[Records with drawing code]
□ □ □ □ □
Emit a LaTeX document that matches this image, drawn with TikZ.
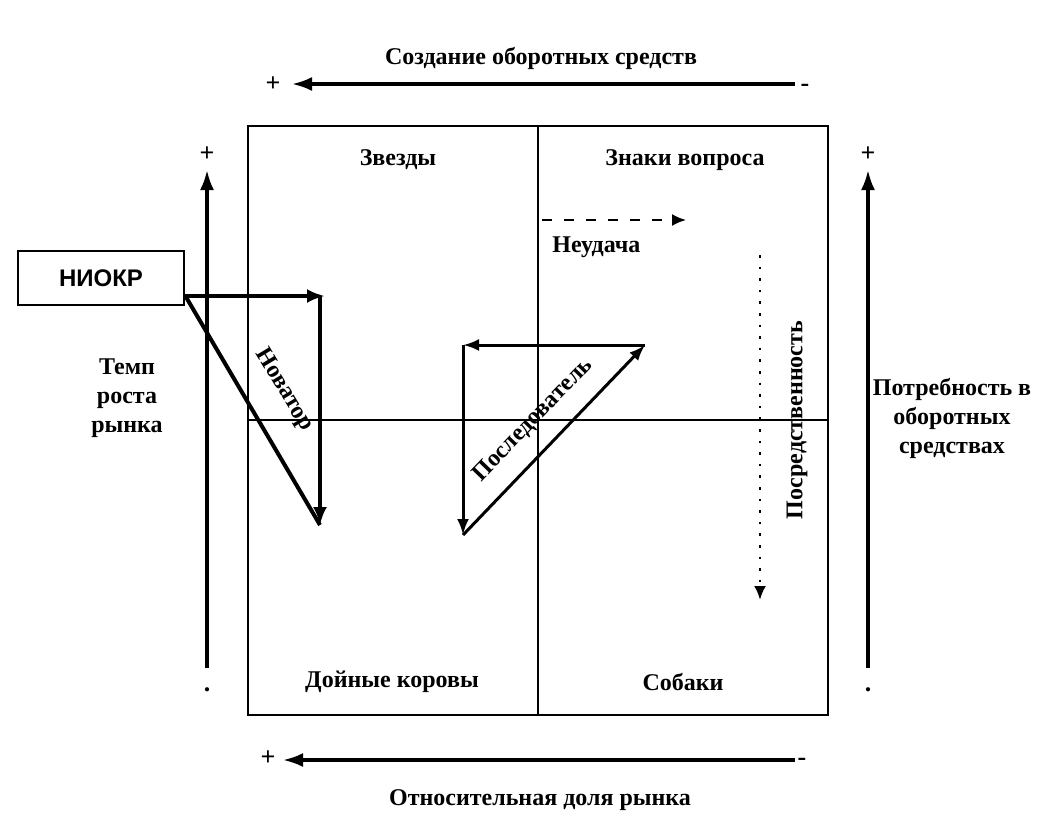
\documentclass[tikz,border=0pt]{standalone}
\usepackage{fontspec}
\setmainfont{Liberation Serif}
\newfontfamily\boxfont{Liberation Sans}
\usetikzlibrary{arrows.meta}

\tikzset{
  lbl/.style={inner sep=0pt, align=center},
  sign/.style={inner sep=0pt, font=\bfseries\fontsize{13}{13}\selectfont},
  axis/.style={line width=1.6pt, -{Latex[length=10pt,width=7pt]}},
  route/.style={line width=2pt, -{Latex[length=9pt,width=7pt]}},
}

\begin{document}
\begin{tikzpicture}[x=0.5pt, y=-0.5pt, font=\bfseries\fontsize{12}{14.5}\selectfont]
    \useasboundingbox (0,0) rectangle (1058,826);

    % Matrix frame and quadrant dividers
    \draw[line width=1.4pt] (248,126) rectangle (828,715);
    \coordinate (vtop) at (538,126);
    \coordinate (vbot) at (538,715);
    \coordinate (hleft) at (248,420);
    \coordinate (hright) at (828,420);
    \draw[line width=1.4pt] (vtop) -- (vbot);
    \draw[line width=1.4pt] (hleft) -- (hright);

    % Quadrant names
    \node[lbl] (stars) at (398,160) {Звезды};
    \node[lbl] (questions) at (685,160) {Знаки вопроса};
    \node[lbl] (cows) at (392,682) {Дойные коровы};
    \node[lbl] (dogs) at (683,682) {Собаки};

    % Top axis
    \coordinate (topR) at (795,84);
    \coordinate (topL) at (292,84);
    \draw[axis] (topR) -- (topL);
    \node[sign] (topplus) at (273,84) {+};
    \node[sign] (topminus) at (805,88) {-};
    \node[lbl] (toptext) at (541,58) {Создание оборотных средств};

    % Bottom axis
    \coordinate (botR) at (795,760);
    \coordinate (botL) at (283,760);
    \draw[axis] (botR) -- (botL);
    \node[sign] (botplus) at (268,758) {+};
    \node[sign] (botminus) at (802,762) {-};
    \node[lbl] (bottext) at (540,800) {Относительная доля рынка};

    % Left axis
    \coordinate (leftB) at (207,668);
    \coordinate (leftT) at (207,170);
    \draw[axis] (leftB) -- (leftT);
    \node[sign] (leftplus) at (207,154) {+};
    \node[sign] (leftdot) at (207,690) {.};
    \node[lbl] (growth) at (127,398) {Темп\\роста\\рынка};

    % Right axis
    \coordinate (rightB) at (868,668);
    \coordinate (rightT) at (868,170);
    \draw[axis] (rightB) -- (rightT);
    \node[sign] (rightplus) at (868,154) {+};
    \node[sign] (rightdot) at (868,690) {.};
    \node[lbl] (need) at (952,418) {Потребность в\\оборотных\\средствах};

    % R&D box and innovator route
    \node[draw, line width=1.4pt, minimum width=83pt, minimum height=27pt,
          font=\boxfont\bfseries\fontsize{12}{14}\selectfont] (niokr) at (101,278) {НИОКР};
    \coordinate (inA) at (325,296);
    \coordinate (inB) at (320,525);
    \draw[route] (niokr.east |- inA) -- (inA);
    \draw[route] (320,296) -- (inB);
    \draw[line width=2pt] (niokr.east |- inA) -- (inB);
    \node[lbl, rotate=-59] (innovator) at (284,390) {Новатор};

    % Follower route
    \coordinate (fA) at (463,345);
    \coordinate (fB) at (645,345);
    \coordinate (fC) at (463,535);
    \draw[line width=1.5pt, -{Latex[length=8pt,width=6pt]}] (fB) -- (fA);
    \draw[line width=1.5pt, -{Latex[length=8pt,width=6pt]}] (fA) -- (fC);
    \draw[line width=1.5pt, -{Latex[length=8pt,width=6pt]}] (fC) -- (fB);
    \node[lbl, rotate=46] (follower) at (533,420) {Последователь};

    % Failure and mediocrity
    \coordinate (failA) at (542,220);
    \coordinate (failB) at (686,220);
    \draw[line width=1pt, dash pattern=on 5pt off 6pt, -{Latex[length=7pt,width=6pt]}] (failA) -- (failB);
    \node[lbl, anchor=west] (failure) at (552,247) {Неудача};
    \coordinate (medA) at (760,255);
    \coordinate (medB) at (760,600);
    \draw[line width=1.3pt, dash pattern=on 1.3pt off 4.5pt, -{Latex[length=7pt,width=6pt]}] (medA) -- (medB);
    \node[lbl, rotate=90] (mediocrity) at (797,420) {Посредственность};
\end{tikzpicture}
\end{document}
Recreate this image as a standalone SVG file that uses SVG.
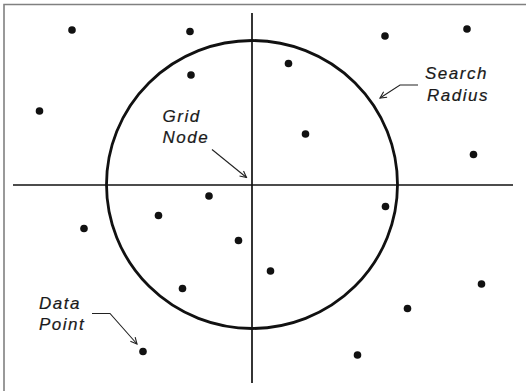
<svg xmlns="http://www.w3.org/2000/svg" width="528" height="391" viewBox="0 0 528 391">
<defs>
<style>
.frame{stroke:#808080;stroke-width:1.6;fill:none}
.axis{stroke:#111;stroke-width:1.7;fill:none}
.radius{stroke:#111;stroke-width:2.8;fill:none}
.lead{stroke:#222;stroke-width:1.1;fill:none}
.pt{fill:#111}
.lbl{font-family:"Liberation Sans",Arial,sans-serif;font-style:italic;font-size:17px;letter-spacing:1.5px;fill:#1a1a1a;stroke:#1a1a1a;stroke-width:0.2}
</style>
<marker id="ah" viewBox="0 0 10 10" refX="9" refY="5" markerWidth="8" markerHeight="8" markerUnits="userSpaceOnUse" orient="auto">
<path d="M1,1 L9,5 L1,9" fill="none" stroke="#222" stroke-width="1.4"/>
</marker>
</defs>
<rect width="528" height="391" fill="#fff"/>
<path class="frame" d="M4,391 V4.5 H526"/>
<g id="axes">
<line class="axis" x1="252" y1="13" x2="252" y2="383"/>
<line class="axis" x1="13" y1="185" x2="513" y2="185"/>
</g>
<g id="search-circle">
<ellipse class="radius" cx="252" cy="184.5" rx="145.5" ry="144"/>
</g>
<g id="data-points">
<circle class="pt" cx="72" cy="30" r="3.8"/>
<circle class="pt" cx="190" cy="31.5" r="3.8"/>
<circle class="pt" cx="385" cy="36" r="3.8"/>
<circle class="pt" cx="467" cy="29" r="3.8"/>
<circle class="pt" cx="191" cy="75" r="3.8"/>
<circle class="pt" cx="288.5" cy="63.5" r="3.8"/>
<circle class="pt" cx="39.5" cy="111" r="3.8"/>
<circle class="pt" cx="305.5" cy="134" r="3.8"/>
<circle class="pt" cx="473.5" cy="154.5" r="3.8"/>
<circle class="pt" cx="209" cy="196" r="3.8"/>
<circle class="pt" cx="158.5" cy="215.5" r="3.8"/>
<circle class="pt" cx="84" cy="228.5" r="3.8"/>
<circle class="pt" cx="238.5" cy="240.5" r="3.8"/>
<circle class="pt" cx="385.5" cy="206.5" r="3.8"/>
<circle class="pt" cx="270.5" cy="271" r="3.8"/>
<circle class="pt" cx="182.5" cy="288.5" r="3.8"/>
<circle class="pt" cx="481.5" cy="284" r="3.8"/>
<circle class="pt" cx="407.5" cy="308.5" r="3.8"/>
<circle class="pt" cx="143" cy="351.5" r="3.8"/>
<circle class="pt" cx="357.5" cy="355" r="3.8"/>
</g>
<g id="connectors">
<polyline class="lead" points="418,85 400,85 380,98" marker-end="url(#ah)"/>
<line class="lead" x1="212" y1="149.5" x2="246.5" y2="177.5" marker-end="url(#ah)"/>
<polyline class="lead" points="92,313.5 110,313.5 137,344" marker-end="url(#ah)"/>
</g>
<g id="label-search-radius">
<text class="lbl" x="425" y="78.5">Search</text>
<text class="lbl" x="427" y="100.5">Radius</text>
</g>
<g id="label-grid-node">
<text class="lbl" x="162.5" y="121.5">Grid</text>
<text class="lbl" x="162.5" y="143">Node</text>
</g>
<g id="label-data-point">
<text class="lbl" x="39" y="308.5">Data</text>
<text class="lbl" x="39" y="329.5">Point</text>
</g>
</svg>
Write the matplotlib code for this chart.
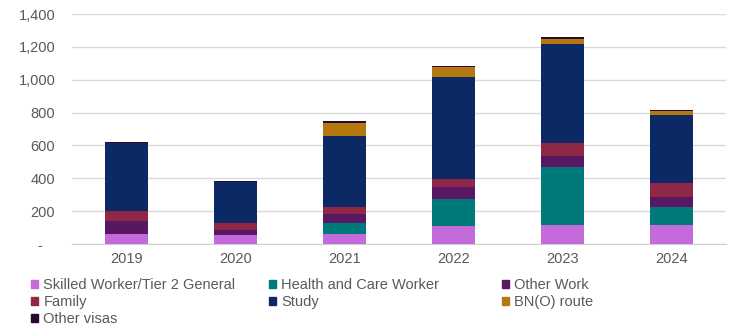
□ □ □ □ □
▶ **Aim of the task**: Print each entry shown above with exact wording and no pictures.

▶ **The completed task**:
Emit a LaTeX document that matches this image, drawn with TikZ.
\documentclass[tikz,border=0pt]{standalone}
\usepackage{fontspec}
\setmainfont{Liberation Serif}
\newfontfamily\boxfont{Liberation Sans}
\usetikzlibrary{arrows.meta}

\tikzset{
  lbl/.style={inner sep=0pt, align=center},
  sign/.style={inner sep=0pt, font=\bfseries\fontsize{13}{13}\selectfont},
  axis/.style={line width=1.6pt, -{Latex[length=10pt,width=7pt]}},
  route/.style={line width=2pt, -{Latex[length=9pt,width=7pt]}},
}

\begin{document}
\begin{tikzpicture}[x=0.5pt, y=-0.5pt, font=\bfseries\fontsize{12}{14.5}\selectfont]
    \useasboundingbox (0,0) rectangle (1058,826);

    % Matrix frame and quadrant dividers
    \draw[line width=1.4pt] (248,126) rectangle (828,715);
    \coordinate (vtop) at (538,126);
    \coordinate (vbot) at (538,715);
    \coordinate (hleft) at (248,420);
    \coordinate (hright) at (828,420);
    \draw[line width=1.4pt] (vtop) -- (vbot);
    \draw[line width=1.4pt] (hleft) -- (hright);

    % Quadrant names
    \node[lbl] (stars) at (398,160) {Звезды};
    \node[lbl] (questions) at (685,160) {Знаки вопроса};
    \node[lbl] (cows) at (392,682) {Дойные коровы};
    \node[lbl] (dogs) at (683,682) {Собаки};

    % Top axis
    \coordinate (topR) at (795,84);
    \coordinate (topL) at (292,84);
    \draw[axis] (topR) -- (topL);
    \node[sign] (topplus) at (273,84) {+};
    \node[sign] (topminus) at (805,88) {-};
    \node[lbl] (toptext) at (541,58) {Создание оборотных средств};

    % Bottom axis
    \coordinate (botR) at (795,760);
    \coordinate (botL) at (283,760);
    \draw[axis] (botR) -- (botL);
    \node[sign] (botplus) at (268,758) {+};
    \node[sign] (botminus) at (802,762) {-};
    \node[lbl] (bottext) at (540,800) {Относительная доля рынка};

    % Left axis
    \coordinate (leftB) at (207,668);
    \coordinate (leftT) at (207,170);
    \draw[axis] (leftB) -- (leftT);
    \node[sign] (leftplus) at (207,154) {+};
    \node[sign] (leftdot) at (207,690) {.};
    \node[lbl] (growth) at (127,398) {Темп\\роста\\рынка};

    % Right axis
    \coordinate (rightB) at (868,668);
    \coordinate (rightT) at (868,170);
    \draw[axis] (rightB) -- (rightT);
    \node[sign] (rightplus) at (868,154) {+};
    \node[sign] (rightdot) at (868,690) {.};
    \node[lbl] (need) at (952,418) {Потребность в\\оборотных\\средствах};

    % R&D box and innovator route
    \node[draw, line width=1.4pt, minimum width=83pt, minimum height=27pt,
          font=\boxfont\bfseries\fontsize{12}{14}\selectfont] (niokr) at (101,278) {НИОКР};
    \coordinate (inA) at (325,296);
    \coordinate (inB) at (320,525);
    \draw[route] (niokr.east |- inA) -- (inA);
    \draw[route] (320,296) -- (inB);
    \draw[line width=2pt] (niokr.east |- inA) -- (inB);
    \node[lbl, rotate=-59] (innovator) at (284,390) {Новатор};

    % Follower route
    \coordinate (fA) at (463,345);
    \coordinate (fB) at (645,345);
    \coordinate (fC) at (463,535);
    \draw[line width=1.5pt, -{Latex[length=8pt,width=6pt]}] (fB) -- (fA);
    \draw[line width=1.5pt, -{Latex[length=8pt,width=6pt]}] (fA) -- (fC);
    \draw[line width=1.5pt, -{Latex[length=8pt,width=6pt]}] (fC) -- (fB);
    \node[lbl, rotate=46] (follower) at (533,420) {Последователь};

    % Failure and mediocrity
    \coordinate (failA) at (542,220);
    \coordinate (failB) at (686,220);
    \draw[line width=1pt, dash pattern=on 5pt off 6pt, -{Latex[length=7pt,width=6pt]}] (failA) -- (failB);
    \node[lbl, anchor=west] (failure) at (552,247) {Неудача};
    \coordinate (medA) at (760,255);
    \coordinate (medB) at (760,600);
    \draw[line width=1.3pt, dash pattern=on 1.3pt off 4.5pt, -{Latex[length=7pt,width=6pt]}] (medA) -- (medB);
    \node[lbl, rotate=90] (mediocrity) at (797,420) {Посредственность};
\end{tikzpicture}
\end{document}
Recreate this image as a standalone SVG file that uses SVG.
<svg xmlns="http://www.w3.org/2000/svg" width="528" height="391" viewBox="0 0 528 391">
<defs>
<style>
.frame{stroke:#808080;stroke-width:1.6;fill:none}
.axis{stroke:#111;stroke-width:1.7;fill:none}
.radius{stroke:#111;stroke-width:2.8;fill:none}
.lead{stroke:#222;stroke-width:1.1;fill:none}
.pt{fill:#111}
.lbl{font-family:"Liberation Sans",Arial,sans-serif;font-style:italic;font-size:17px;letter-spacing:1.5px;fill:#1a1a1a;stroke:#1a1a1a;stroke-width:0.2}
</style>
<marker id="ah" viewBox="0 0 10 10" refX="9" refY="5" markerWidth="8" markerHeight="8" markerUnits="userSpaceOnUse" orient="auto">
<path d="M1,1 L9,5 L1,9" fill="none" stroke="#222" stroke-width="1.4"/>
</marker>
</defs>
<rect width="528" height="391" fill="#fff"/>
<path class="frame" d="M4,391 V4.5 H526"/>
<g id="axes">
<line class="axis" x1="252" y1="13" x2="252" y2="383"/>
<line class="axis" x1="13" y1="185" x2="513" y2="185"/>
</g>
<g id="search-circle">
<ellipse class="radius" cx="252" cy="184.5" rx="145.5" ry="144"/>
</g>
<g id="data-points">
<circle class="pt" cx="72" cy="30" r="3.8"/>
<circle class="pt" cx="190" cy="31.5" r="3.8"/>
<circle class="pt" cx="385" cy="36" r="3.8"/>
<circle class="pt" cx="467" cy="29" r="3.8"/>
<circle class="pt" cx="191" cy="75" r="3.8"/>
<circle class="pt" cx="288.5" cy="63.5" r="3.8"/>
<circle class="pt" cx="39.5" cy="111" r="3.8"/>
<circle class="pt" cx="305.5" cy="134" r="3.8"/>
<circle class="pt" cx="473.5" cy="154.5" r="3.8"/>
<circle class="pt" cx="209" cy="196" r="3.8"/>
<circle class="pt" cx="158.5" cy="215.5" r="3.8"/>
<circle class="pt" cx="84" cy="228.5" r="3.8"/>
<circle class="pt" cx="238.5" cy="240.5" r="3.8"/>
<circle class="pt" cx="385.5" cy="206.5" r="3.8"/>
<circle class="pt" cx="270.5" cy="271" r="3.8"/>
<circle class="pt" cx="182.5" cy="288.5" r="3.8"/>
<circle class="pt" cx="481.5" cy="284" r="3.8"/>
<circle class="pt" cx="407.5" cy="308.5" r="3.8"/>
<circle class="pt" cx="143" cy="351.5" r="3.8"/>
<circle class="pt" cx="357.5" cy="355" r="3.8"/>
</g>
<g id="connectors">
<polyline class="lead" points="418,85 400,85 380,98" marker-end="url(#ah)"/>
<line class="lead" x1="212" y1="149.5" x2="246.5" y2="177.5" marker-end="url(#ah)"/>
<polyline class="lead" points="92,313.5 110,313.5 137,344" marker-end="url(#ah)"/>
</g>
<g id="label-search-radius">
<text class="lbl" x="425" y="78.5">Search</text>
<text class="lbl" x="427" y="100.5">Radius</text>
</g>
<g id="label-grid-node">
<text class="lbl" x="162.5" y="121.5">Grid</text>
<text class="lbl" x="162.5" y="143">Node</text>
</g>
<g id="label-data-point">
<text class="lbl" x="39" y="308.5">Data</text>
<text class="lbl" x="39" y="329.5">Point</text>
</g>
</svg>
Write the matplotlib code for this chart.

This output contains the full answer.